TASK GOAL: In the data below, find every line that has the string "chart", and copy it.

INFORMATION SHOWN:
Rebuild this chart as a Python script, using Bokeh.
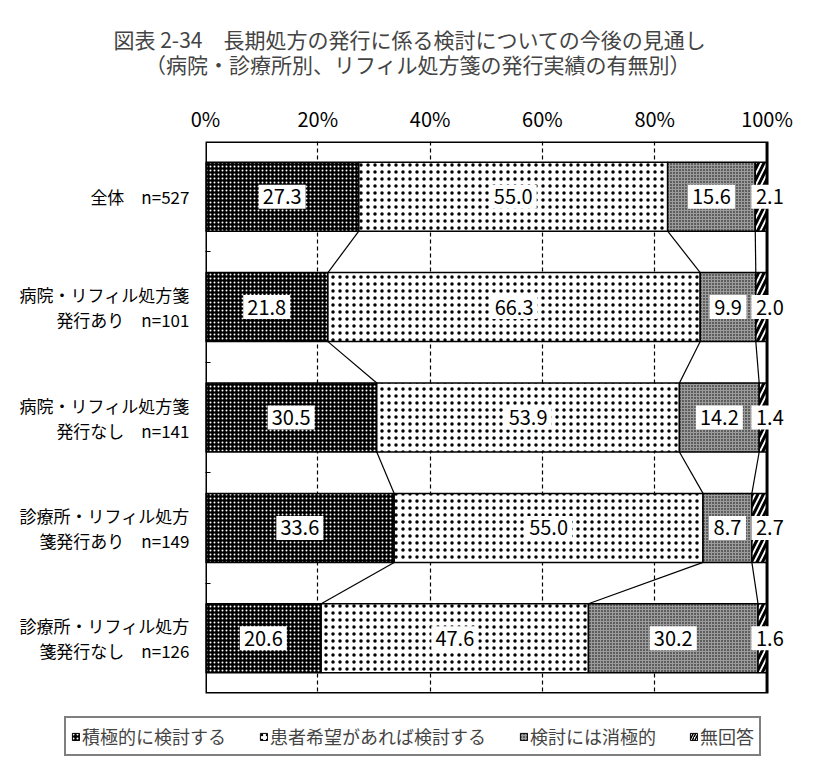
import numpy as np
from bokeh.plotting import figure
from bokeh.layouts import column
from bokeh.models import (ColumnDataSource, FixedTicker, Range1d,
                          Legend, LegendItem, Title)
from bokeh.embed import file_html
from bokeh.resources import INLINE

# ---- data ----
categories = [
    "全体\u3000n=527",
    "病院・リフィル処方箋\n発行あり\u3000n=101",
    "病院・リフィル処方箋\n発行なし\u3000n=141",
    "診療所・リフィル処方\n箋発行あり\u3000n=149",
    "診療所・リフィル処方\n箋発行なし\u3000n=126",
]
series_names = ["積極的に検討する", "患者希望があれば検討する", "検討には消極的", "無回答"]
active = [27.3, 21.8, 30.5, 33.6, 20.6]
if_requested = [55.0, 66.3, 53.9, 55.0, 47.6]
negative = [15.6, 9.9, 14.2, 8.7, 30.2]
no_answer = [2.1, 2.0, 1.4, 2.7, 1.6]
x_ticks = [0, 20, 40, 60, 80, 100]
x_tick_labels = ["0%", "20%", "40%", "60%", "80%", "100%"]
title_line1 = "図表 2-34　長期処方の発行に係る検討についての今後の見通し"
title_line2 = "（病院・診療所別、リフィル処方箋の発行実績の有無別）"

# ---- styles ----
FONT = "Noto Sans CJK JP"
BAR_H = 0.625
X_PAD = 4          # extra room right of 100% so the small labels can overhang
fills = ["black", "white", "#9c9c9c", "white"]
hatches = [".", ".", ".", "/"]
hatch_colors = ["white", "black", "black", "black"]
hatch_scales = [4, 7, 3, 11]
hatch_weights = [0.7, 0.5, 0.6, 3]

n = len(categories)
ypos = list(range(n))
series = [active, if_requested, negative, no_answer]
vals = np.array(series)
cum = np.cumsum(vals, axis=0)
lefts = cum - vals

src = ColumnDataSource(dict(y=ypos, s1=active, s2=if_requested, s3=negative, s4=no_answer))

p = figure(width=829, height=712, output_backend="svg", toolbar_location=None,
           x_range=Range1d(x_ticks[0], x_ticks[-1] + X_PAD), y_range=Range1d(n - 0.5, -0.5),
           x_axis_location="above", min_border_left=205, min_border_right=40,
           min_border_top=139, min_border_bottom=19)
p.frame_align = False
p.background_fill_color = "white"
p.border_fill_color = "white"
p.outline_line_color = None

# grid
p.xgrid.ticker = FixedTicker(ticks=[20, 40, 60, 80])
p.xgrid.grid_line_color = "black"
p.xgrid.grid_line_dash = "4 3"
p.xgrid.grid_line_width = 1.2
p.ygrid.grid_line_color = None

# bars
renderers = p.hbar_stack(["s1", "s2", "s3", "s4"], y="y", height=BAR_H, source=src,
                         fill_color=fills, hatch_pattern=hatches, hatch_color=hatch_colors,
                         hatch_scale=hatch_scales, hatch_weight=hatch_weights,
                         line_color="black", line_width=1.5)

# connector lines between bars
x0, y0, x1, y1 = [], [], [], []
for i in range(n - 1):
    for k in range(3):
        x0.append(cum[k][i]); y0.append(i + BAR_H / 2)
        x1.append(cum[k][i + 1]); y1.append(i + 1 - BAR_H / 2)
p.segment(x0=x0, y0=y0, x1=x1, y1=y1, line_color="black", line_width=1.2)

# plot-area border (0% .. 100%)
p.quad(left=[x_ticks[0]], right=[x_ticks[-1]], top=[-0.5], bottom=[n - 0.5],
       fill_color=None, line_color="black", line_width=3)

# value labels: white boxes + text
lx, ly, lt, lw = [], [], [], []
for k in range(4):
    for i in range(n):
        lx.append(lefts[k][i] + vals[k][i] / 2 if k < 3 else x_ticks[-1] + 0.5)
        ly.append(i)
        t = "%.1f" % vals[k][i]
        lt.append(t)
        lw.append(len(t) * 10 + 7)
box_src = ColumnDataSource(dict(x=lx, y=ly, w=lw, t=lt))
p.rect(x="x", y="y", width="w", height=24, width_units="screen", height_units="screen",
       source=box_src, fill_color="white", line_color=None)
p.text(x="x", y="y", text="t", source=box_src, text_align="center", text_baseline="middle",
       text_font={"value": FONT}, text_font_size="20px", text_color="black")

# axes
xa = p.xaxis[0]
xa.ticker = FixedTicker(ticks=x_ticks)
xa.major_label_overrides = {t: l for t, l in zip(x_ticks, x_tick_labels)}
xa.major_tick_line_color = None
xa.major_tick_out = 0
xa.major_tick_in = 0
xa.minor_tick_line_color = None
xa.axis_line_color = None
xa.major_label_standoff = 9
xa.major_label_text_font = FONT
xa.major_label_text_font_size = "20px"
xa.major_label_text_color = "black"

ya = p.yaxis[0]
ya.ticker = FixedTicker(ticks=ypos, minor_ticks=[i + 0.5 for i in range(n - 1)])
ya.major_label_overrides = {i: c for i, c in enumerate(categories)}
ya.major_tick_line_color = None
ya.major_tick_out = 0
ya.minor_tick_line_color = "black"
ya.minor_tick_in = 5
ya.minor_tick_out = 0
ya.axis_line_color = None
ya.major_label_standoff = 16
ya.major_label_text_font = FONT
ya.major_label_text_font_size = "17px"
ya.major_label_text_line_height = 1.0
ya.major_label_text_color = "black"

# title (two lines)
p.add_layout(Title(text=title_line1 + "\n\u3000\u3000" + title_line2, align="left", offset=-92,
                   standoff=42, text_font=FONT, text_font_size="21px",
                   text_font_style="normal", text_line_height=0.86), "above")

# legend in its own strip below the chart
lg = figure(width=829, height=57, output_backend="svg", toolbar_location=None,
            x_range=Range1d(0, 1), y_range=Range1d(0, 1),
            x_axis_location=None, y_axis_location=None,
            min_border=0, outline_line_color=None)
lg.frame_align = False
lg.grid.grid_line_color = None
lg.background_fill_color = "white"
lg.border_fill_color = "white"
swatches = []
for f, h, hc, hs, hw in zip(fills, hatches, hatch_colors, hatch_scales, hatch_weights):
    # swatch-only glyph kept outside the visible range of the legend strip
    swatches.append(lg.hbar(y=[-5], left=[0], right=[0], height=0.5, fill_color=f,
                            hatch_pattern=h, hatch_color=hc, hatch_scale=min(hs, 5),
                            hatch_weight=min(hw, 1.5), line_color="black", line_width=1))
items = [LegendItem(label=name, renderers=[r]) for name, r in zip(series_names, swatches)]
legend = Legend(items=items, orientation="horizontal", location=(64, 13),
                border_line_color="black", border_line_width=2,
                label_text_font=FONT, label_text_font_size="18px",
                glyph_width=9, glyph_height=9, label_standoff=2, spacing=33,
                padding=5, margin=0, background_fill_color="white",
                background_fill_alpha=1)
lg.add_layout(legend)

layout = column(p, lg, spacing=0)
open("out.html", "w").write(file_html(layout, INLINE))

ANSWER TO THIS EXERCISE:
Rebuild this chart as a Python script, using Bokeh.
# legend in its own strip below the chart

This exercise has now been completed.